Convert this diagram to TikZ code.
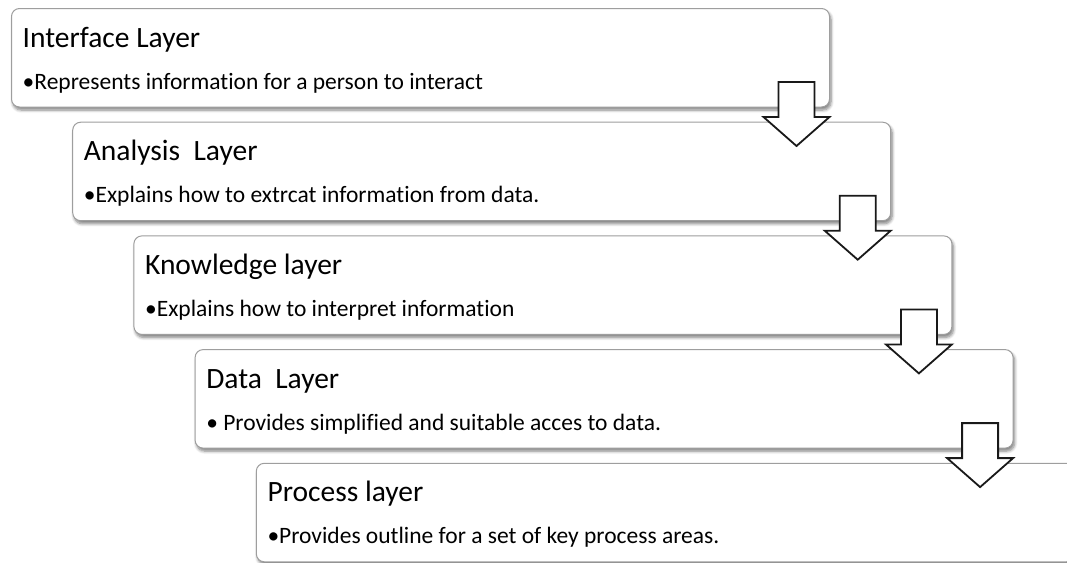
\documentclass[tikz,border=0pt]{standalone}
\usepackage{fontspec}
\setmainfont{Carlito}[Ligatures=NoCommon]
\usetikzlibrary{calc,shadows.blur}

\tikzset{
  layerbox/.style={
    draw=black!38, line width=1pt, fill=white,
    rounded corners=8pt,
    minimum width=818pt, minimum height=98.5pt,
    inner sep=0pt, outer sep=0pt,
    blur shadow={shadow xshift=1.5pt, shadow yshift=-3pt,
                 shadow blur radius=3pt, shadow blur steps=6,
                 shadow opacity=50}
  },
  layertitle/.style={anchor=base west, inner sep=0pt,
    font=\fontsize{29.5}{34}\selectfont, text=black},
  layertext/.style={anchor=base west, inner sep=0pt,
    font=\fontsize{23.5}{27}\selectfont, text=black},
  blockarrow/.style={draw=black!90, line width=1.8pt, fill=white,
    line join=miter},
  pics/downarrow/.style={code={
    \path[blockarrow] (-18,0) -- (18,0) -- (18,35) -- (33,35)
      -- (0,64) -- (-33,35) -- (-18,35) -- cycle;
  }}
}

\begin{document}
\begin{tikzpicture}[x=1pt, y=-1pt]
  \useasboundingbox (0,0) rectangle (1067,562);
  \clip (0,0) rectangle (1067,562);

  % the five layers, each shifted right and down from the one above
  \foreach \i/\ttl/\txt in {
      0/Interface Layer/{•Represents information for a person to interact},
      1/Analysis~~Layer/{•Explains how to extrcat information from data.},
      2/Knowledge layer/{•Explains how to interpret information},
      3/Data~~Layer/{• Provides simplified and suitable acces to data.},
      4/Process layer/{•Provides outline for a set of key process areas.}} {
    \node[layerbox, anchor=north west] (b\i)
      at ({11.5+61.2*\i}, {8.5+113.7*\i}) {};
    \node[layertitle] (t\i) at ($(b\i.north west)+(11,38.5)$) {\ttl};
    \node[layertext] (d\i) at ($(b\i.north west)+(11,80.5)$) {\txt};
  }

  % arrows linking each layer to the next one
  \foreach \i in {0,1,2,3} {
    \coordinate (a\i) at ($(b\i.north east)+(-33,73.5)$);
    \pic at (a\i) {downarrow};
  }
\end{tikzpicture}
\end{document}
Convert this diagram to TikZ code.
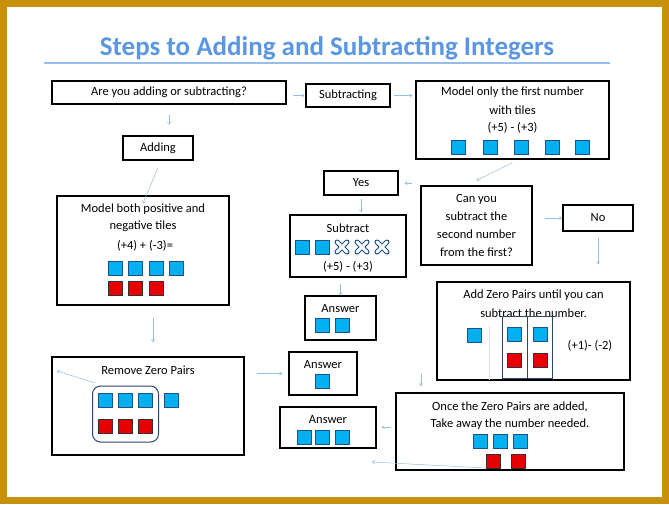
\documentclass[tikz,border=0pt]{standalone}
\usepackage{fontspec}
\setmainfont{Carlito}
\usetikzlibrary{arrows.meta}
\definecolor{gold}{RGB}{200,145,10}
\definecolor{tb}{RGB}{30,80,140}
\definecolor{tcyan}{RGB}{0,176,240}
\definecolor{tr}{RGB}{60,40,60}
\definecolor{tred}{RGB}{230,0,0}
\definecolor{conc}{RGB}{150,190,230}
\definecolor{titc}{RGB}{90,150,225}
\definecolor{ulc}{RGB}{150,190,235}
\definecolor{grpc}{RGB}{40,70,110}
\definecolor{faint}{RGB}{215,225,235}
\begin{document}
\begin{tikzpicture}[x=1pt,y=-1pt,
  box/.style={draw=black,line width=1.4pt,fill=white,inner sep=0pt},
  txt/.style={font=\fontsize{12.5}{15}\selectfont,inner sep=0pt,align=center},
  con/.style={draw=conc,line width=0.5pt,-{To[length=3pt,width=4pt]}},
  btile/.style={draw=tb,fill=tcyan,line width=0.8pt,minimum size=14pt,inner sep=0pt},
  rtile/.style={draw=tr,fill=tred,line width=0.8pt,minimum size=14pt,inner sep=0pt},
  grp/.style={draw=grpc,line width=1pt,inner sep=0pt}]
\newcommand\bt[2]{\node[btile] at (#1,#2) {};}
\newcommand\rt[2]{\node[rtile] at (#1,#2) {};}
\newcommand\xt[2]{\draw[line width=5pt,tb,line cap=round] (#1-5,#2-5)--(#1+5,#2+5) (#1-5,#2+5)--(#1+5,#2-5);
 \draw[line width=3pt,white,line cap=round] (#1-5,#2-5)--(#1+5,#2+5) (#1-5,#2+5)--(#1+5,#2-5);}
\fill[white] (0,0) rectangle (669,504);
\draw[line width=7pt,gold] (3.5,3.5) rectangle (665.5,500.5);
% title
\node[font=\fontsize{27}{30}\selectfont\bfseries,text=titc,inner sep=0pt] (title) at (327,48) {Steps to Adding and Subtracting Integers};
\draw[ulc,line width=1.5pt] (44,63)--(610,63);
% boxes
\node[box,minimum width=234pt,minimum height=23pt] (q) at (169,92.5) {};
\node[txt] at (q) {Are you adding or subtracting?};
\node[box,minimum width=84pt,minimum height=23pt] (sub) at (348,95.5) {};
\node[txt] at (sub) {Subtracting};
\node[box,minimum width=193pt,minimum height=78pt] (m1) at (512.5,120) {};
\node[txt] at (512.5,92) {Model only the first number};
\node[txt] at (512.5,110) {with tiles};
\node[txt] at (512.5,128) {(+5) - (+3)};
\bt{458}{147}\bt{490}{147}\bt{521}{147}\bt{552}{147}\bt{582}{147}
\node[box,minimum width=70pt,minimum height=24pt] (add) at (158,148) {};
\node[txt] at (add) {Adding};
\node[box,minimum width=172pt,minimum height=109pt] (mb) at (143,250.5) {};
\node[txt] at (143,209) {Model both positive and};
\node[txt] at (143,226) {negative tiles};
\node[txt] at (145,246) {(+4) + (-3)=};
\bt{115}{268}\bt{135}{268}\bt{156}{268}\bt{176}{268}
\rt{115}{288}\rt{135}{288}\rt{156}{288}
\node[box,minimum width=74pt,minimum height=24pt] (yes) at (361,183) {};
\node[txt] at (yes) {Yes};
\node[box,minimum width=111pt,minimum height=79pt] (can) at (476.5,225.5) {};
\node[txt] at (476.5,199) {Can you};
\node[txt] at (476.5,216.5) {subtract the};
\node[txt] at (476.5,234) {second number};
\node[txt] at (476.5,252) {from the first?};
\node[box,minimum width=70pt,minimum height=26pt] (no) at (598,218) {};
\node[txt] at (no) {No};
\node[box,minimum width=116pt,minimum height=62pt] (st) at (348,246) {};
\node[txt] at (348,228) {Subtract};
\bt{302}{247}\bt{322}{247}\xt{342}{247}\xt{362}{247}\xt{382}{247}
\node[txt] at (348,267) {(+5) - (+3)};
\node[box,minimum width=71pt,minimum height=44pt] (a1) at (340.5,318) {};
\node[txt] at (340.5,309) {Answer};
\bt{322}{325}\bt{342}{325}
\node[box,minimum width=193pt,minimum height=98pt] (az) at (533.5,331) {};
\node[txt] at (533.5,295) {Add Zero Pairs until you can};
\node[txt] at (533.5,313) {subtract the number.};
\draw[faint,line width=0.6pt] (489,326)--(489,380);
\bt{474}{335}
\node[grp,minimum width=25pt,minimum height=62pt] (p1) at (514.5,347) {};
\node[grp,minimum width=25pt,minimum height=62pt] (p2) at (540,347) {};
\bt{514}{334}\bt{540}{334}\rt{514}{360}\rt{540}{360}
\node[txt] at (590,346) {(+1)- (-2)};
\node[box,minimum width=192pt,minimum height=98pt] (rz) at (148,406) {};
\node[txt] at (148,370) {Remove Zero Pairs};
\node[grp,rounded corners=8pt,minimum width=66pt,minimum height=56pt] (grpb) at (125.5,414) {};
\bt{105}{400}\bt{125}{400}\bt{145}{400}\bt{171}{400}
\rt{105}{426}\rt{125}{426}\rt{145}{426}
\node[box,minimum width=68pt,minimum height=43pt] (a2) at (323,373.5) {};
\node[txt] at (323,365) {Answer};
\bt{322}{381}
\node[box,minimum width=228pt,minimum height=77pt] (once) at (510,431.5) {};
\node[txt] at (510,407) {Once the Zero Pairs are added,};
\node[txt] at (510,424) {Take away the number needed.};
\bt{480}{441}\bt{500}{441}\bt{520}{441}\rt{493}{461}\rt{518}{461}
\node[box,minimum width=96pt,minimum height=41pt] (a3) at (328,427.5) {};
\node[txt] at (328,420) {Answer};
\bt{304}{437}\bt{322}{437}\bt{342}{437}
% connectors
\coordinate (e1) at (95,383); \coordinate (e2) at (57,371);
\coordinate (e3) at (486,468); \coordinate (e4) at (372,462);
\draw[con] ([yshift=-10pt]q.south) -- ++(0,10);
\draw[con] ([xshift=6pt]q.east |- sub) -- ([xshift=-1pt]sub.west);
\draw[con] ([xshift=3pt]sub.east) -- ([xshift=-3pt]m1.west |- sub);
\draw[con] ([yshift=-7pt]add.south) -- ([yshift=-8pt]mb.north);
\draw[con] ([yshift=-3pt]m1.south) -- ([yshift=5pt]can.north);
\draw[con] ([xshift=-8pt]can.west |- yes) -- ([xshift=6pt]yes.east);
\draw[con] ([xshift=12pt]can.east |- no) -- (no.west);
\draw[con] ([yshift=-6pt]no.south) -- ([yshift=17pt]az.north -| no);
\draw[con] ([yshift=-3pt]yes.south) -- ([yshift=2pt]st.north -| yes);
\draw[con] ([yshift=-6pt]st.south -| a1) -- ([yshift=0pt]a1.north);
\draw[con] (153,318) -- (153,342);
\draw[con] ([xshift=12pt]rz.east |- a2) -- ([xshift=-6pt]a2.west);
\draw[con] (421,374) -- (421,386);
\draw[con] ([xshift=-4pt]once.west |- 0,427) -- ([xshift=5pt]a3.east |- 0,427);
\draw[con] (e1) -- (e2);
\draw[con] (e3) -- (e4);
\end{tikzpicture}
\end{document}
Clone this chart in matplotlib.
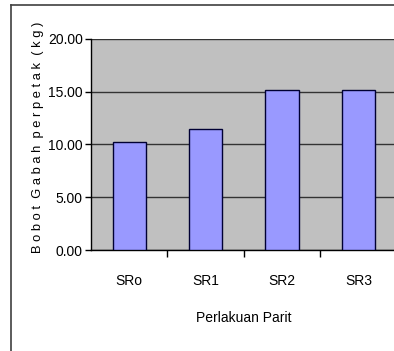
import numpy as np
import matplotlib.pyplot as plt
from matplotlib import font_manager
from matplotlib.lines import Line2D

# Bobot gabah per petak untuk tiap perlakuan parit
perlakuan = ["SRo", "SR1", "SR2", "SR3"]
bobot = [10.25, 11.45, 15.2, 15.2]
y_ticks = [0, 5, 10, 15, 20]

names = {f.name for f in font_manager.fontManager.ttflist}
narrow = "Liberation Sans Narrow" if "Liberation Sans Narrow" in names else "Liberation Sans"

fig = plt.figure(figsize=(3.94, 3.51), dpi=100)
ax = fig.add_axes([0.231, 0.2877, 0.776, 0.6013])

x = np.arange(len(perlakuan))
ax.set_facecolor("#C0C0C0")
ax.set_axisbelow(True)
ax.yaxis.grid(True, color="#333333", linewidth=1.0)
ax.bar(x, bobot, width=0.435, color="#9999FF", edgecolor="#000033", linewidth=1.0, zorder=3)

ax.set_xlim(-0.5, len(perlakuan) - 0.5)
ax.set_ylim(0, 20)
ax.set_yticks(y_ticks)
ax.set_yticklabels([f"{v:.2f}" for v in y_ticks], fontfamily=narrow, fontsize=10)

# category labels centred, tick marks on the category boundaries
ax.set_xticks(x)
ax.set_xticklabels(perlakuan, fontfamily=narrow, fontsize=10)
ax.tick_params(axis="x", length=0, pad=17)
ax.set_xticks(np.arange(0.5, len(perlakuan) - 0.5, 1.0), minor=True)
ax.tick_params(axis="x", which="minor", length=5, width=1, direction="out")
ax.tick_params(axis="y", length=4, width=1, direction="out", pad=2)

for side in ["top", "right"]:
    ax.spines[side].set_visible(False)
for side in ["left", "bottom"]:
    ax.spines[side].set_color("black")
    ax.spines[side].set_linewidth(1.0)

ax.set_xlabel("Perlakuan Parit", fontfamily=narrow, fontsize=10, labelpad=17)
ax.set_ylabel("B o b o t  G a b a h  p e r p e t a k  ( k g )", fontfamily="Liberation Sans",
              fontsize=9.3)
ax.yaxis.set_label_coords(-0.155, 0.535)

# outer chart border
fig.add_artist(Line2D([11 / 394, 1.0], [1 - 5 / 351, 1 - 5 / 351],
                      transform=fig.transFigure, color="#404040", linewidth=1.2))
fig.add_artist(Line2D([11 / 394, 11 / 394], [0.0, 1 - 5 / 351],
                      transform=fig.transFigure, color="#404040", linewidth=1.2))

fig.savefig("out.png", dpi=100)
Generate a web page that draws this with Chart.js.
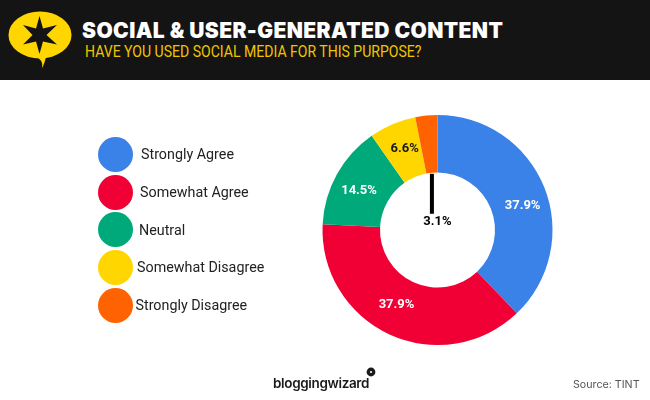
<!DOCTYPE html>
<html><head><meta charset="utf-8">
<script src="https://cdn.jsdelivr.net/npm/chart.js@4"></script>
<style>
html,body{margin:0;padding:0;background:#fff;width:650px;height:400px;overflow:hidden}
#wrap{position:relative;width:650px;height:400px}
#head{position:absolute;left:0;top:0;width:650px;height:80px;background:#141414}
canvas{position:absolute;left:0;top:0}
.t{position:absolute;white-space:nowrap;transform-origin:left center}
#title{left:82px;top:17.5px;font:900 21px/26px Inter,sans-serif;color:#fff;letter-spacing:.4px}
#sub{left:85px;top:41px;font:400 17px/20px Roboto,sans-serif;color:#f2c500;transform:scaleX(.826)}
.dot{position:absolute;width:35px;height:35px;border-radius:50%}
.leg{font:400 14.3px/18px Roboto,sans-serif;color:#222}
#brand{left:273px;top:375px;font:600 13.5px/16px Inter,sans-serif;color:#1a1a1a;letter-spacing:-.35px}
#src{left:573px;top:378px;font:400 10.7px/14px Inter,sans-serif;color:#555}
svg{position:absolute}
</style></head><body>
<div id="wrap">
<div id="head"></div>
<svg style="left:0;top:0" width="80" height="80">
<ellipse cx="40" cy="35" rx="31.5" ry="23.5" fill="#ffd600"/>
<path d="M35 56 L46 57 Q44 65 42 68 Q44 60 35 56Z" fill="#ffd600"/>
<path d="M39.5 16 L43 28.5 L57 25 L46.5 35 L57 44.5 L43 41.5 L39.5 54 L36 41.5 L23 44.5 L32.5 35 L23 25 L36 28.5Z" fill="#141414"/>
</svg>
<div class="t" id="title">SOCIAL &amp; USER-GENERATED CONTENT</div>
<div class="t" id="sub">HAVE YOU USED SOCIAL MEDIA FOR THIS PURPOSE?</div>
<canvas id="c" width="650" height="400"></canvas>
<div id="legend"></div>
<div class="t" id="brand">bloggingwizard</div>
<svg style="left:364px;top:366px" width="14" height="14"><circle cx="7" cy="6" r="4.4" fill="#1a1a1a"/><circle cx="7" cy="6" r="1.1" fill="#fff"/></svg>
<div class="t" id="src">Source: TINT</div>
</div>
<script>
const categories = ["Strongly Agree","Somewhat Agree","Neutral","Somewhat Disagree","Strongly Disagree"];
const values = [37.9,37.9,14.5,6.6,3.1];
const colors = ["#3b82e8","#f00034","#00a97a","#ffd600","#ff6200"];
const labelColors = ["#fff","#fff","#fff","#1a1a1a","#000"];
const legendTextX = [141,140,139,137,135.5];
const legendY = [154,192,229.5,267,305];
const labelNudge = [[5,8],[-5,-4],[-3,3],[1,-2],null];

const legend = document.getElementById('legend');
categories.forEach((name,i)=>{
  const d=document.createElement('div');d.className='dot';
  d.style.cssText=`left:98px;top:${legendY[i]-17.5}px;background:${colors[i]}`;
  legend.appendChild(d);
  const t=document.createElement('div');t.className='t leg';t.textContent=name;
  t.style.left=legendTextX[i]+'px';t.style.top=(legendY[i]-9)+'px';
  legend.appendChild(t);
});

const sliceLabels = {
  id:'sliceLabels',
  afterDatasetsDraw(chart){
    const {ctx}=chart, arcs=chart.getDatasetMeta(0).data;
    ctx.save();
    ctx.font='700 13px Roboto, sans-serif';
    ctx.textAlign='center';ctx.textBaseline='middle';
    arcs.forEach((arc,i)=>{
      const text=values[i].toFixed(1)+'%';
      const p=arc.getProps(['x','y','startAngle','endAngle','innerRadius','outerRadius'],true);
      const mid=(p.startAngle+p.endAngle)/2;
      if(labelNudge[i]){
        const r=(p.innerRadius+p.outerRadius)/2;
        ctx.fillStyle=labelColors[i];
        ctx.fillText(text,p.x+Math.cos(mid)*r+labelNudge[i][0],p.y+Math.sin(mid)*r+labelNudge[i][1]);
      }else{
        const sx=p.x+Math.cos(mid)*p.innerRadius, sy=p.y+Math.sin(mid)*p.innerRadius;
        ctx.fillStyle='#000';
        ctx.fillRect(sx-2,sy+1,4,40);
        ctx.fillStyle=labelColors[i];
        ctx.fillText(text,p.x,sy+49);
      }
    });
    ctx.restore();
  }
};

new Chart(document.getElementById('c'),{
  type:'doughnut',
  data:{labels:categories,datasets:[{data:values,backgroundColor:colors,borderWidth:0}]},
  options:{
    responsive:false,animation:false,devicePixelRatio:1,
    cutout:'50%',
    layout:{padding:{left:322.5,right:97.5,top:115,bottom:55}},
    plugins:{legend:{display:false},tooltip:{enabled:false}}
  },
  plugins:[sliceLabels]
});
</script>
</body></html>
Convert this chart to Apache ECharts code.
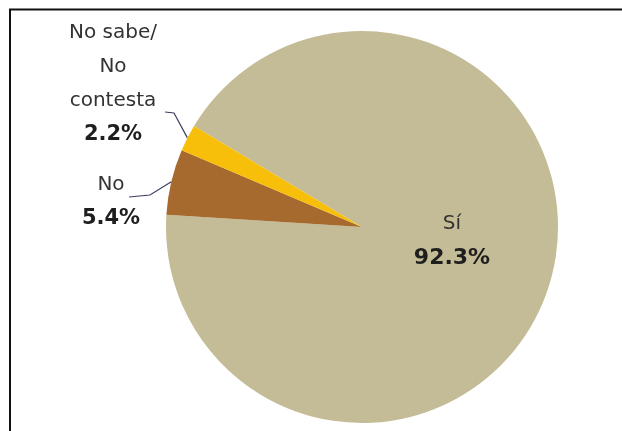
<!DOCTYPE html>
<html>
<head>
<meta charset="utf-8">
<script src="https://cdn.jsdelivr.net/npm/echarts@6/dist/echarts.min.js"></script>
<style>
html,body{margin:0;padding:0;background:#fff;}
#chart{width:622px;height:431px;}
</style>
</head>
<body>
<div id="chart"></div>
<script>
var categories = ['Sí', 'No', 'No sabe/\nNo\ncontesta'];
var values = [92.3, 5.4, 2.2];
var colors = ['#C4BC96', '#A66A2E', '#F7BF0A'];

var chart = echarts.init(document.getElementById('chart'), null, {renderer: 'canvas'});

var labelPos = [
  {x: 452, y: 241},
  {x: 111, y: 202},
  {x: 113, y: 84}
];

var option = {
  animation: false,
  backgroundColor: '#fff',
  graphic: [{
    type: 'rect',
    shape: {x: 10, y: 9.5, width: 700, height: 500},
    style: {fill: 'none', stroke: '#111', lineWidth: 2},
    silent: true
  }],
  series: [{
    type: 'pie',
    center: [362, 227],
    radius: [0, 196],
    startAngle: 149,
    clockwise: true,
    avoidLabelOverlap: false,
    itemStyle: {borderWidth: 0},
    label: {
      show: true,
      position: 'outside',
      formatter: function (p) {
        return '{n|' + p.name + '}\n{v|' + p.value.toFixed(1) + '%}';
      },
      rich: {
        n: {fontFamily: 'DejaVu Sans', fontSize: 20, color: '#333', lineHeight: 34, align: 'center'},
        v: {fontFamily: 'DejaVu Sans', fontSize: 21, fontWeight: 'bold', color: '#1e1e1e', lineHeight: 34, align: 'center'}
      }
    },
    labelLine: {
      show: true,
      lineStyle: {color: '#3c4060', width: 1.2}
    },
    labelLayout: function (params) {
      var i = params.dataIndex;
      var res = {x: labelPos[i].x, y: labelPos[i].y, align: 'center', verticalAlign: 'middle'};
      var lp = params.labelLinePoints;
      if (lp && lp.length) {
        var p0 = lp[0];
        if (i === 2) {
          res.labelLinePoints = [p0, [174, 113], [165, 112]];
        } else if (i === 1) {
          res.labelLinePoints = [p0, [150, 195], [129, 197]];
        }
      }
      return res;
    },
    data: categories.map(function (c, i) {
      var d = {name: c, value: values[i], itemStyle: {color: colors[i]}};
      if (i === 0) {
        d.labelLine = {show: false};
        d.label = {rich: {v: {fontSize: 22}}};
      }
      return d;
    })
  }]
};
chart.setOption(option);
</script>
</body>
</html>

**What the exercise asks**
Pictures excluded, give again exactly and only the lines of the material above from the line with "Clone this chart in matplotlib." through the line with "y_ticks = [0, 5, 10, 15, 20]".

**Answer to the exercise**
Clone this chart in matplotlib.
import numpy as np
import matplotlib.pyplot as plt
from matplotlib import font_manager
from matplotlib.lines import Line2D

# Bobot gabah per petak untuk tiap perlakuan parit
perlakuan = ["SRo", "SR1", "SR2", "SR3"]
bobot = [10.25, 11.45, 15.2, 15.2]
y_ticks = [0, 5, 10, 15, 20]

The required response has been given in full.